I was rather taken by this advert for Seigel’s Syrup. It’s from 1902, but the swirling shapes and squidgy font could easily fit in with the design on a 1960s music poster.
The book Patent Medicines and Secret Formula analysed branded pharmaceuticals and revealed the previously top-secret formula of Seigel’s Syrup consisted mainly aloe and borax. Aloe is still a very popular soothing ingredient of course, but Borax is more familiar to us now as an ingredient in cleaning products and insecticides. In fact, Wikipedia lists quite an interesting range of uses for borax – everything from mothproofing, making flames burn green, treatment for thrush in horses hooves, as a curing agent for snake skins and to clean the brain cavity of a skull for mounting. Useful stuff.

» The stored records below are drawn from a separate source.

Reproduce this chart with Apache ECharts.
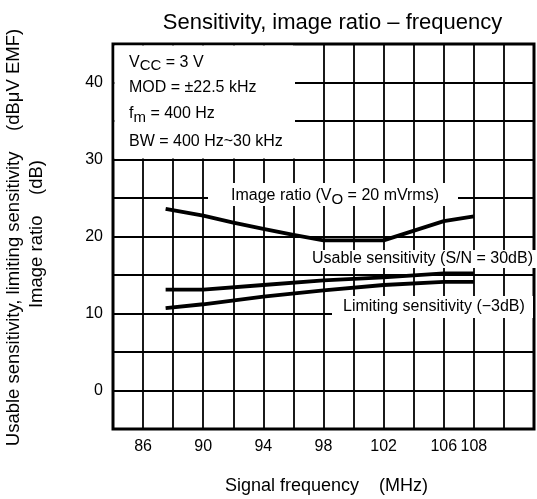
<!DOCTYPE html>
<html><head><meta charset="utf-8">
<script src="https://cdn.jsdelivr.net/npm/echarts@6/dist/echarts.min.js"></script>
<style>html,body{margin:0;padding:0;background:#fff}#c{width:537px;height:499px}</style>
</head><body><div id="c"></div>
<script>
const FONT = '"Liberation Sans", Arial, Helvetica, sans-serif';
const xTickLabels = [86, 90, 94, 98, 102, 106, 108];
const yTickLabels = [0, 10, 20, 30, 40];
const imageFreq = [87.5, 90, 92, 94, 96, 98, 102, 106, 108];
const imageRatio = [23.6, 22.7, 21.8, 21.0, 20.2, 19.5, 19.5, 22.0, 22.6];
const sensFreq = [87.5, 90, 94, 98, 102, 106, 108];
const usableSens = [13.1, 13.1, 13.7, 14.3, 14.7, 15.2, 15.2];
const limitingSens = [10.7, 11.2, 12.2, 13.0, 13.7, 14.1, 14.1];
const pair = (xs, ys) => xs.map((x, i) => [x, ys[i]]);

const chart = echarts.init(document.getElementById('c'), null, {renderer: 'canvas'});

const baseTok = {fontSize: 16, fontFamily: FONT, fill: '#000'};
const subTok = {fontSize: 15, fontFamily: FONT, fill: '#000', padding: [7, 0, 0, 0]};
function txt(x, y, text, opts) {
  return Object.assign({
    type: 'text', x: x, y: y, z: 3,
    style: Object.assign({
      text: text, fill: '#000', fontSize: 16, fontFamily: FONT,
      align: 'left', verticalAlign: 'middle',
      rich: {n: baseTok, s: subTok}
    }, (opts && opts.style) || {})
  }, (opts && opts.el) || {});
}
function box(x1, y1, x2, y2) {
  return {type: 'rect', z: 1, shape: {x: x1, y: y1, width: x2 - x1, height: y2 - y1},
          style: {fill: '#fff', stroke: null}};
}

const lineStyle = {color: '#000', width: 3.8};
chart.setOption({
  animation: false,
  backgroundColor: '#fff',
  grid: {left: 113, top: 44, width: 427, height: 385, show: true,
         borderColor: '#000', borderWidth: 3, backgroundColor: 'transparent'},
  xAxis: {
    type: 'value', min: 84, max: 112, interval: 2,
    axisLine: {show: false}, axisTick: {show: false},
    splitLine: {show: true, lineStyle: {color: '#000', width: 1.8}},
    axisLabel: {margin: 10, fontSize: 16, color: '#000', fontFamily: FONT,
      formatter: v => xTickLabels.includes(v) ? String(v) : ''}
  },
  yAxis: {
    type: 'value', min: -5, max: 45, interval: 5,
    axisLine: {show: false}, axisTick: {show: false},
    splitLine: {show: true, lineStyle: {color: '#000', width: 1.8}},
    axisLabel: {margin: 10, fontSize: 16, color: '#000', fontFamily: FONT,
      formatter: v => yTickLabels.includes(v) ? String(v) : ''}
  },
  series: [
    {type: 'line', name: 'Image ratio', data: pair(imageFreq, imageRatio), symbol: 'none', lineStyle: lineStyle, z: 4},
    {type: 'line', name: 'Usable sensitivity', data: pair(sensFreq, usableSens), symbol: 'none', lineStyle: lineStyle, z: 4},
    {type: 'line', name: 'Limiting sensitivity', data: pair(sensFreq, limitingSens), symbol: 'none', lineStyle: lineStyle, z: 4}
  ],
  graphic: [
    box(114.5, 45.5, 295, 158.5),
    txt(129, 62.3, '{n|V}{s|CC}{n| = 3 V}'),
    txt(129, 87.3, 'MOD = \u00B122.5 kHz'),
    txt(129, 114, '{n|f}{s|m}{n| = 400 Hz}'),
    txt(129, 141.5, 'BW = 400 Hz~30 kHz'),
    box(208, 183, 458, 206),
    txt(231, 196, '{n|Image ratio (V}{s|O}{n| = 20 mVrms)}'),
    box(305, 250, 540, 268),
    txt(312, 259, 'Usable sensitivity (S/N = 30dB)'),
    box(332, 296, 533, 318),
    txt(343, 307, 'Limiting sensitivity (\u22123dB)'),
    txt(332.5, 23, 'Sensitivity, image ratio \u2013 frequency', {style: {align: 'center', fontSize: 22}}),
    txt(326.5, 486, 'Signal frequency    (MHz)', {style: {align: 'center', fontSize: 18}}),
    txt(14, 237.5, 'Usable sensitivity, limiting sensitivity    (dB\u03BCV EMF)', {style: {align: 'center', fontSize: 18.5}, el: {rotation: Math.PI / 2}}),
    txt(37, 234, 'Image ratio    (dB)', {style: {align: 'center', fontSize: 18.5}, el: {rotation: Math.PI / 2}})
  ]
});
</script></body></html>
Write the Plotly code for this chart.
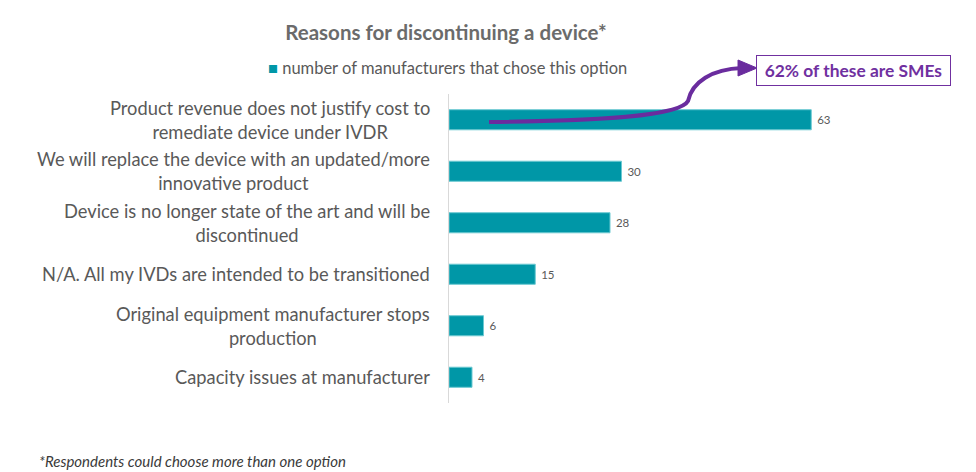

The text of that Patent Medicines book is fascinating. I especially like the particularly potent-sounding Grandmother’s Own Cough Remedy. That apparently involved rubbing liquid tar with hemlock (eek) and sugar, then adding alcohol and chloroform. I suppose the cough would be the least of your worries after that.
3 replies on “Seigel’s Syrup, 1902”
Anything must be better than the old goose grease rub. I’m thankful that in the years after I’d had whooping cough I only ever got rubbed with Vicks. I wonder what that contained – you’ve got me worried now about long term latent effects.
Actual goose fat rubbed on you?
That’s what my mother used to say, and it seems to be correct – look for “goose grease” and “cough” in the old newspapers. Fortunately, I only got Vicks Vaporub, although that was bad enough – hot, sticky and stinky.